Les deux chercheuses et leur équipe montrent qu’effectivement, de nombreuses femmes préfèrent le test urinaire au frottis du col de l’utérus. Pour une autre partie du projet, Eliane Rohner avait prévu de réaliser une analyse coût-efficacité des nouveaux tests de dépistage de l’HPV, mais les données faisaient défaut. « C’est pourquoi j’ai proposé de modifier le plan de recherche », raconte-t-elle.

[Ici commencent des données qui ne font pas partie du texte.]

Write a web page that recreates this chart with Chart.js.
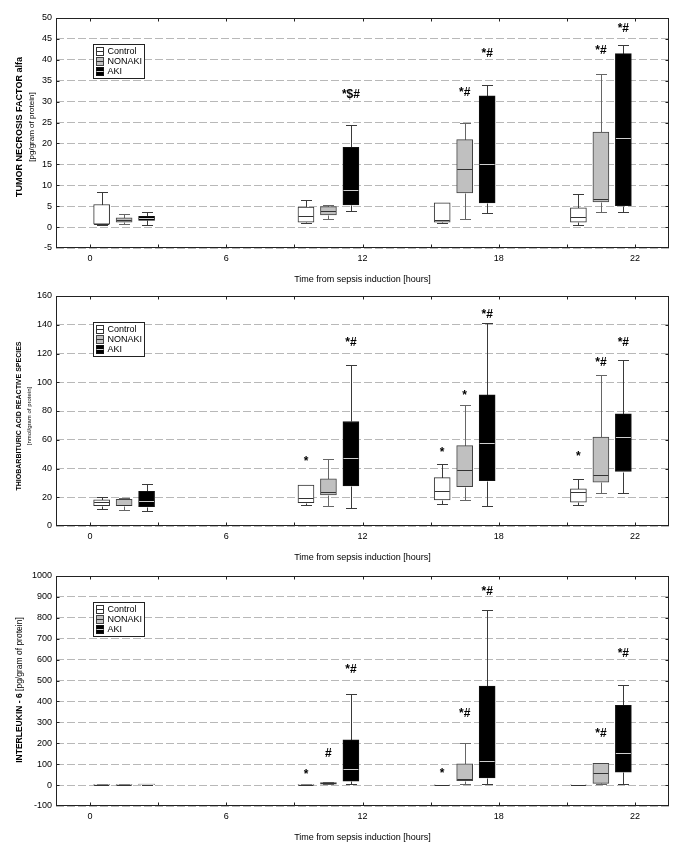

Elle amorce une coopération avec Carla Chibwesha, professeure à l’université de Caroline du Nord et à l’université Wits à Johannesburg. C’est ainsi qu’elle atterrit finalement en Afrique du Sud. Le passage de la petite ville universitaire américaine à Johannesburg, une « mégalopole et gigantesque melting pot » était marquant. « Il faut saisir les occasions qui se présentent et accepter les changements imprévus, cela les rend encore plus enrichissants », affirme Eliane Rohner.
Courage et persévérance
Pendant son séjour à Johannesburg, elle apprend que son ancienne directrice de groupe de recherche à l’IMSP part à l’Institut tropical de Bâle et qu’un poste intéressant se libère donc bientôt à Berne. Elle postule et obtient le poste, dont la durée est limitée à cinq ans. Elle ne sait pas encore ce qui suivra, mais pour le moment, elle a fort à faire dans sa nouvelle fonction. Elle travaille à son habilitation et met en place sa propre équipe de recherche. « Ma priorité est de mettre en place une base solide », souligne-t-elle. Cela prend du temps et ne porte ses fruits que plus tard. Il faut beaucoup de courage et de persévérance pour résister à la pression de carrière et de publication qui s’exerce dans les milieux universitaires. Mais Eliane Rohner n’est pas intéressée par la compétitivité : « Nous générons des connaissances qui servent la collectivité. Je trouve donc plus judicieux de coopérer que de se faire concurrence », dit-elle.